GIVEN INFORMATION
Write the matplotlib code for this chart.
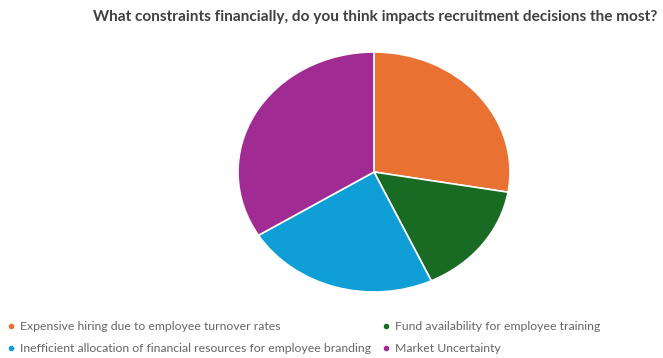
import matplotlib
matplotlib.use("Agg")
import matplotlib.pyplot as plt
from matplotlib.lines import Line2D

# Survey answers (counts)
labels = [
    "Expensive hiring due to employee turnover rates",
    "Fund availability for employee training",
    "Inefficient allocation of financial resources for employee branding",
    "Market Uncertainty",
]
counts = [18, 10, 15, 22]
colors = ["#E97132", "#196B24", "#0F9ED5", "#A02B93"]
title = "What constraints financially, do you think impacts recruitment decisions the most?"

W, H = 663, 358
fig = plt.figure(figsize=(W / 100, H / 100), dpi=100)
fig.patch.set_facecolor("white")

# pie is slightly stretched horizontally in the reference
cx, cy, rx, ry = 374, 172, 136, 120
ax = fig.add_axes([(cx - rx) / W, 1 - (cy + ry) / H, 2 * rx / W, 2 * ry / H])
ax.pie(counts, colors=colors, startangle=90, counterclock=False,
       wedgeprops=dict(edgecolor="white", linewidth=1.2))
ax.set_aspect("auto")
ax.set_xlim(-1, 1)
ax.set_ylim(-1, 1)
ax.axis("off")

fig.text(375 / W, 1 - 17 / H, title, ha="center", va="center",
         fontsize=11.1, fontweight="bold", color="#404040", family="Lato")

handles = [Line2D([0], [0], marker="o", linestyle="none", markersize=3,
                  markerfacecolor=c, markeredgecolor=c) for c in colors]
# legend fills column-wise, reorder so rows read like the reference
order = [0, 2, 1, 3]
fig.legend([handles[i] for i in order], [labels[i] for i in order],
           ncol=2, loc="upper left",
           bbox_to_anchor=(-0.009, 1 - 310 / H), frameon=False,
           prop=dict(family="Lato", size=8.8), labelcolor="#666666",
           handletextpad=0.2, handlelength=1.0, columnspacing=0.75,
           labelspacing=0.9)

fig.savefig("out.png", dpi=100)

DIRECTIONS
Answer with one number only: how many lines above contain the word "matplotlib".

EXERCISE RESULT
5